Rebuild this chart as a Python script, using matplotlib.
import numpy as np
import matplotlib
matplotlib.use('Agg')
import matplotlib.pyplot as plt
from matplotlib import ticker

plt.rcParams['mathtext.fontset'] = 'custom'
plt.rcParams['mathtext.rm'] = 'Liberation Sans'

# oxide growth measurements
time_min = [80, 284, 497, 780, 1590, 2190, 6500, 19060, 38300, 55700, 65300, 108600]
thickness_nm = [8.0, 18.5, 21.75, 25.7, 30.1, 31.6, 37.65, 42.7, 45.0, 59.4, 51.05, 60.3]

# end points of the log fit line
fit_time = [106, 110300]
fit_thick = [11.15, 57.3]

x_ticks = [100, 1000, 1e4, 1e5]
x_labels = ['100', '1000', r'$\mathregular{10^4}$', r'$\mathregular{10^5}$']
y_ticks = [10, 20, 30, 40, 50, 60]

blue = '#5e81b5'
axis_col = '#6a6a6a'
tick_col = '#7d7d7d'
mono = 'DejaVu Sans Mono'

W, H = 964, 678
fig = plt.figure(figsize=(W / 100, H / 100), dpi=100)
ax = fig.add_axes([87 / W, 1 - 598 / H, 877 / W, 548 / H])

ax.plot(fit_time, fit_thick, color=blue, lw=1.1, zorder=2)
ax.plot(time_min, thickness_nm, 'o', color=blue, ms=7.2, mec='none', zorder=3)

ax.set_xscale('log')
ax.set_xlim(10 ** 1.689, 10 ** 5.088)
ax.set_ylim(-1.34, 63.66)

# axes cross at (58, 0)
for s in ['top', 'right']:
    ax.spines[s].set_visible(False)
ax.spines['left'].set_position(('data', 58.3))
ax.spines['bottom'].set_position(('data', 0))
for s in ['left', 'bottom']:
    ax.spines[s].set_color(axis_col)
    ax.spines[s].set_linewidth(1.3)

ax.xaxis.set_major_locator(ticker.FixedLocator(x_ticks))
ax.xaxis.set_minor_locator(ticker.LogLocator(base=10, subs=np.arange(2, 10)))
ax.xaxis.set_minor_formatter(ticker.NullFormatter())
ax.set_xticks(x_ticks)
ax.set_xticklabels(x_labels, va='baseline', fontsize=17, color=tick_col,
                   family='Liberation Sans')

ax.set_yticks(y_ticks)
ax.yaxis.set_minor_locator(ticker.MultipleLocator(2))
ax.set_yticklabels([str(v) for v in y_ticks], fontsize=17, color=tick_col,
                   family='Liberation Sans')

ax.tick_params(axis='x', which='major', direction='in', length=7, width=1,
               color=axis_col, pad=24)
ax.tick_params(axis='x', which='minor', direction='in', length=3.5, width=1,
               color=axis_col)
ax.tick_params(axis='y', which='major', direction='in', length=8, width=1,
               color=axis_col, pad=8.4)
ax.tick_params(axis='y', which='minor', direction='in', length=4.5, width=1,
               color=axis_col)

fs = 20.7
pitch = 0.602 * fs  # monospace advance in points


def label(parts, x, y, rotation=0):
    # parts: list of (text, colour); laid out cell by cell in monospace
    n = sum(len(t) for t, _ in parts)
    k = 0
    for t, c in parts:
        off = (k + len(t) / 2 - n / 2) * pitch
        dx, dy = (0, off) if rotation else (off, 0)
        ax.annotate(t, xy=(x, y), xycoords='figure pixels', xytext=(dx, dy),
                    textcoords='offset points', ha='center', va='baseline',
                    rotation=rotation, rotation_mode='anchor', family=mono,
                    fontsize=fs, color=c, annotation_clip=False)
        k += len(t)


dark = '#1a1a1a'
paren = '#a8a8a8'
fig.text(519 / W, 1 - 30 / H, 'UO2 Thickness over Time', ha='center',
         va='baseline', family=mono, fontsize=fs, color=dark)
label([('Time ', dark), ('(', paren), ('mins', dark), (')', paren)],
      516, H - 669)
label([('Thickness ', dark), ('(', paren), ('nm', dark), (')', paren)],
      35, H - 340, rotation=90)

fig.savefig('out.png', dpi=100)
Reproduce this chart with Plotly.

#### TASK TO COMPLETE:
Return only the lines spanning from the first line of the material through the line with "ax.set_ylim(-1.34, 63.66)", copied exactly, both ends kept.

#### SOLUTION TO THE PROBLEM:
Rebuild this chart as a Python script, using matplotlib.
import numpy as np
import matplotlib
matplotlib.use('Agg')
import matplotlib.pyplot as plt
from matplotlib import ticker

plt.rcParams['mathtext.fontset'] = 'custom'
plt.rcParams['mathtext.rm'] = 'Liberation Sans'

# oxide growth measurements
time_min = [80, 284, 497, 780, 1590, 2190, 6500, 19060, 38300, 55700, 65300, 108600]
thickness_nm = [8.0, 18.5, 21.75, 25.7, 30.1, 31.6, 37.65, 42.7, 45.0, 59.4, 51.05, 60.3]

# end points of the log fit line
fit_time = [106, 110300]
fit_thick = [11.15, 57.3]

x_ticks = [100, 1000, 1e4, 1e5]
x_labels = ['100', '1000', r'$\mathregular{10^4}$', r'$\mathregular{10^5}$']
y_ticks = [10, 20, 30, 40, 50, 60]

blue = '#5e81b5'
axis_col = '#6a6a6a'
tick_col = '#7d7d7d'
mono = 'DejaVu Sans Mono'

W, H = 964, 678
fig = plt.figure(figsize=(W / 100, H / 100), dpi=100)
ax = fig.add_axes([87 / W, 1 - 598 / H, 877 / W, 548 / H])

ax.plot(fit_time, fit_thick, color=blue, lw=1.1, zorder=2)
ax.plot(time_min, thickness_nm, 'o', color=blue, ms=7.2, mec='none', zorder=3)

ax.set_xscale('log')
ax.set_xlim(10 ** 1.689, 10 ** 5.088)
ax.set_ylim(-1.34, 63.66)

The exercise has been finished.